Wednesday, May 12, 2010

Happy Mother's Day, Gram!


I dreamt of my Grandma for Mother’s Day. It’s not really unusual, I often dream about being “home” at my grandparents’ house, mixing with my cousins and wanting to stay longer. I’m always just about to leave, and sad that I have to go. I never get to stay there long enough.

But this wasn’t your happy, flowery kind of dream, but one in which I was wandering in her home, watching my aunts move things around and pack things up. They were all distracted and talking amongst themselves, but not really to me. I was becoming frustrated that no one seemed to notice that Gram was not there.

“Where is my grandma?” I asked repeatedly, finally becoming tearful and angry. “Where is my grandmother?”

A reply was absently tossed at me.

“But that’s not far from here!” I cried. “I want to see my grandmother before I leave!” I was indignant, and yet, they went right back to what they were doing. I awoke with that choked up, something is not right in my world feeling. I was weepy through most of the morning.

I was a little worried. You see, some years ago when I was young, I dreamed of my Uncle Bruce. In the dream, I walked up the stairs and found his twin sister sitting in his wheelchair in his room. She was crying. “This is all that is left of him,” she said. Two weeks later, he passed away after battling Muscular Dystrophy for 19 years. I thought that I had caused his death.

So at first, I worried that this might be the same for my Gram. I tried to remind myself that it was Mother’s Day, and I was likely thinking of the women in my life. I know that my mother and her siblings are meeting soon to discuss the future. I recently taught a lesson in church on Joseph and his interpretation of dreams. It all added up.

I was also feeling guilty because I haven’t called my Gram in ages. She’s in an assisted living home, and even though her body checked in, her mind did not. It’s a stranger living in my Gram’s body. She doesn’t know who I am when I call, and doesn’t remember afterwards that I have called. My sweet cousin V visits faithfully every week, and Gram doesn’t even remember her.

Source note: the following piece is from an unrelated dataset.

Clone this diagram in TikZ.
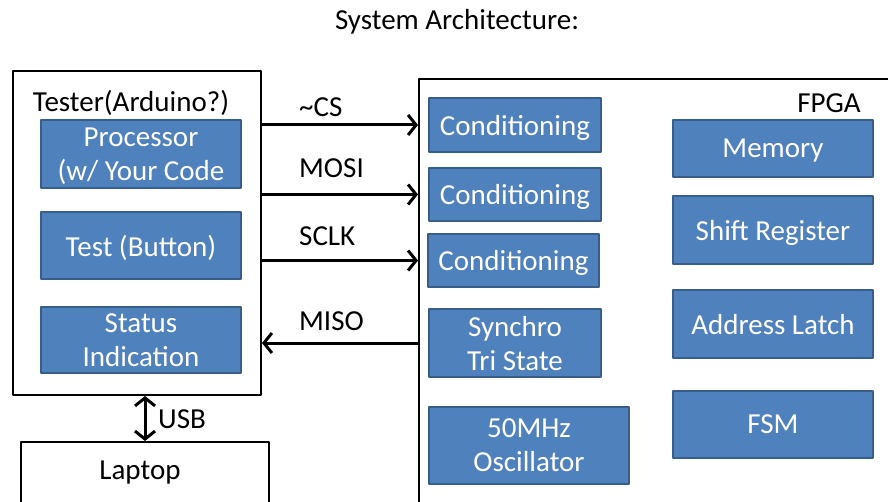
\documentclass[tikz,border=0pt]{standalone}
\usepackage{fontspec}
\setmainfont{Carlito}
\usetikzlibrary{arrows.meta}
\definecolor{blockfill}{RGB}{79,129,189}
\definecolor{blockline}{RGB}{56,93,138}
\begin{document}
\begin{tikzpicture}[x=1pt,y=-1pt,line join=round,font=\fontsize{29}{34}\selectfont,
	block/.style={draw=blockline,fill=blockfill,line width=1.5pt,text=white,align=center,inner sep=0pt,text depth=0pt},
	frame/.style={draw=black,line width=2pt,inner sep=0pt},
	sig/.style={line width=3pt,>={Straight Barb[length=8pt,width=20pt]}}]
	\useasboundingbox (0,0) rectangle (888,502);
	\node (title) at (457,22) {System Architecture:};
	% tester side
	\node[frame,minimum width=248pt,minimum height=324pt] (tester) at (137,233) {};
	\node (testername) at (131,103) {Tester(Arduino?)};
	\node[block,minimum width=200pt,minimum height=68pt] (proc) at (141,154) {Processor\\(w/ Your Code};
	\node[block,minimum width=200pt,minimum height=67pt] (test) at (141,245.5) {Test (Button)};
	\node[block,minimum width=200pt,minimum height=66pt] (status) at (141,340) {Status\\Indication};
	\node[frame,minimum width=248pt,minimum height=80pt] (laptop) at (145,482) {};
	\node (laptopname) at (140,473) {Laptop};
	% fpga side
	\node[frame,minimum width=490pt,minimum height=450pt,anchor=north west] (fpga) at (418,78) {};
	\node (fpganame) at (829,103) {FPGA};
	\node[block,minimum width=172pt,minimum height=54pt] (cond1) at (515,125) {Conditioning};
	\node[block,minimum width=172pt,minimum height=53pt] (cond2) at (515,194.5) {Conditioning};
	\node[block,minimum width=171pt,minimum height=53pt] (cond3) at (513.5,260.5) {Conditioning};
	\node[block,minimum width=172pt,minimum height=68pt] (sync) at (515,343) {Synchro\\Tri State};
	\node[block,minimum width=200pt,minimum height=77pt] (osc) at (529,445.5) {50MHz\\Oscillator};
	\node[block,minimum width=200pt,minimum height=57pt] (mem) at (773,148.5) {Memory};
	\node[block,minimum width=200pt,minimum height=68pt] (shift) at (773,230) {Shift Register};
	\node[block,minimum width=200pt,minimum height=68pt] (latch) at (773,324) {Address Latch};
	\node[block,minimum width=200pt,minimum height=67pt] (fsm) at (773,424.5) {FSM};
	% spi lines
	\foreach \nm in {cond1,cond2,cond3}
	\draw[sig,->] (tester.east |- \nm) -- (fpga.west |- \nm);
	\draw[sig,<-] (tester.east |- sync) -- (fpga.west |- sync);
	\foreach \y/\txt/\nm in {107/\textasciitilde CS/cslabel,168/MOSI/mosilabel,236/SCLK/sclklabel,321/MISO/misolabel}
	\node[anchor=west,inner sep=0pt] (\nm) at (299,\y) {\txt};
	\draw[sig,<->] (tester.south -| laptop.north) -- (laptop.north);
	\node[anchor=west,inner sep=0pt] (usblabel) at (158,419) {USB};
\end{tikzpicture}
\end{document}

Another beautiful cousin lost her grandfather a few years ago, and I expressed my condolences. “Oh, it’s okay,” she said sweetly. “He’s been gone for years.” I understand that now.

Is there any part of her that knows that we are there? Will she remember when the veil is lifted? Be upset that we didn’t spend more time calling or visiting? Or will she understand that it was hard to communicate with her from so far away?

Is it abandonment if she abandoned us first?

I wished that I could call her, could tell her all that I needed to say. I wanted her to be my Gram – ornery and all – so that I could talk to her.



My dearest Gram,

Happy Mother’s Day! I hope that your day is filled with joy and laughter!

I love you, Gram. I miss you.

I want to laugh with you about our memories – how you told me when I was a teenager, “Don’t be yourself! Just be nice!” How I winked at you to tease you. How worried you were when I allowed a man – GASP – my grandfather – into my bedroom at Heritage Halls. About the time that you lost track of me at age two and I tried to go to school with the big kids.

I want you to remember them, too.

I want to share my successes with you. I want you to know how proud of Tux I am, for making the President’s Honor Roll in college. Even taking Japanese! I want you to know that he’s becoming himself again. That Addy has lost so much weight and is finding himself to be a handsome young man. That Toddy is finally pottie trained. That one of my graphic designs is being displayed prominently in the resort that I work for.

I want to tell you how exciting it was to see Tux graduate from Seminary. How proud of Todd I am because he says prayers in Primary. I want to talk about the things that I read in the scriptures, and how it applies to my life. I want to share these things because you devoted your life to teaching your family about the Gospel. I know that you would want to know that we got it.

I want to show you that despite all of your worries and concerns about our morality and poor decision making, we turned out okay. I want you to know that we understand why you were so adamant and sometimes…okay, often…critical. We know now because we are mothers. Grandmothers.

We are a family of strong women. We fight for the things that matter. We raise our children with equal amounts of discipline and love. We are good wives. We are a good family. We love each other. We support each other. We are there for each other. You’d be proud of us, if you knew who we were.

Yes, I’m a coward. And I’m ashamed of that. I’m afraid that if I call to talk to you, it will break my heart.


I'm sorry that I'm so weak. I'm sorry that you can't be with Grandpa like you desire. I'm sorry that your time here on earth is dragging on without you really being in it. I'm sorry that I didn't talk to you more often when I could.

Happy Mother’s Day, Gram. I love you. I miss you. And I’m hoping that in the world that you live in, you are happy. That when it’s all over, you won’t remember the time that you spent trapped in a stranger’s mind. And more importantly, you won’t remember that I was such a wimp.

Someday, we’ll look back on this and laugh. That’s my story and I’m stickin’ to it.